Verso nord si riconoscono in sequenza i paesi di Clauzetto, Vito d’Asio, Anduins per poi proseguire individuando Flagogna, San Rocco e Cornino e, giù in fondo, Gemona adagiata sul suo conoide di deiezione. Si nota anche il monte Molimes, scollinato pochi km prima, col borgo di Costabeorchia alle sue pendici. E’ ben visibile, più in basso, il Col Piòn e tutto il letto del Tagliamento che scende ampio verso il mare. L’area offre panchine e tavolini per agevolare il meritato riposo e i ciuchini ci tengono una discreta compagnia.

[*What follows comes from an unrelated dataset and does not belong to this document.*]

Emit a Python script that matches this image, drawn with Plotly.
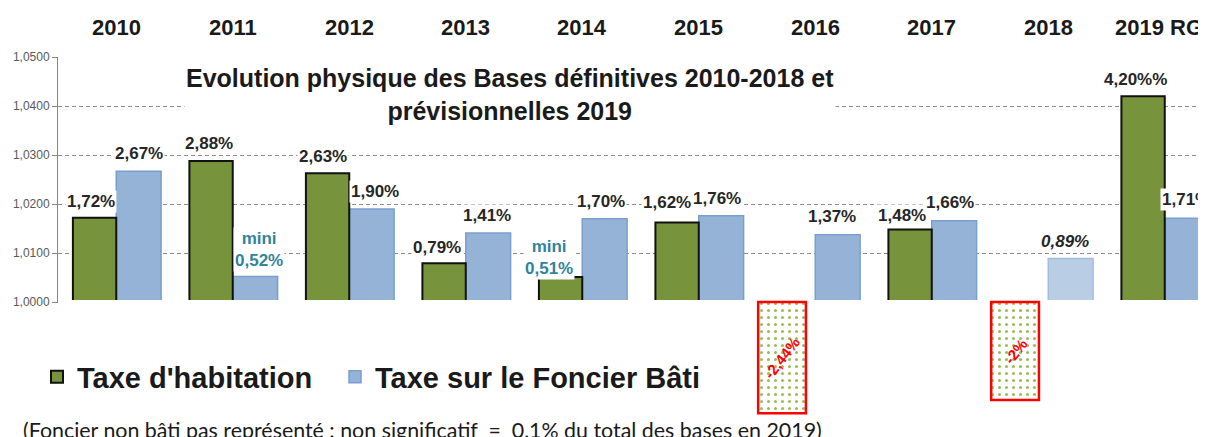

Per completare l’anello ridiscendiamo dalla sommità e riprendiamo il sentiero 822 che, aggirando il colle da sud, ci fa uscire dal recinto e riporta al parcheggio situato in piazza.

L’anello si presta ad essere percorso praticamente da tutti, è sufficiente una minima dimestichezza con vari terreni e sentieri non sempre agevolissimi. Soprattutto dopo piogge insistenti, si dovranno prevedere guadi un pò più gonfi del solito, ma anche dovessimo mettere i piedi in acqua, i restanti km non giustificano una ritirata. I bambini possono essere ingolositi con la promessa di un tuffo nelle acque della cascata “Sflunc”; agli appassionati di storia recente tutta la zona attorno all’ossario propone numerose scoperte e spunti di riflessione; agli amanti di fotografia si offriranno scorci pittoreschi, natura sgargiante, flora colorata e fauna per nulla scontata; coloro che cercano un pò di silenzio e tranquillità troveranno sentieri poco battuti e dall’aria ancora selvaggia.

Abbiamo percorso ca. 10 km per un dislivello cumulativo di 400 mt, tra storia, cultura e natura. Senza nulla togliere a zone turistiche più blasonate e altrettanto meritevoli, ricordiamoci che si trovano piccoli e grandi gioielli anche dietro casa, lontani dalla ressa e dalle orde di turisti.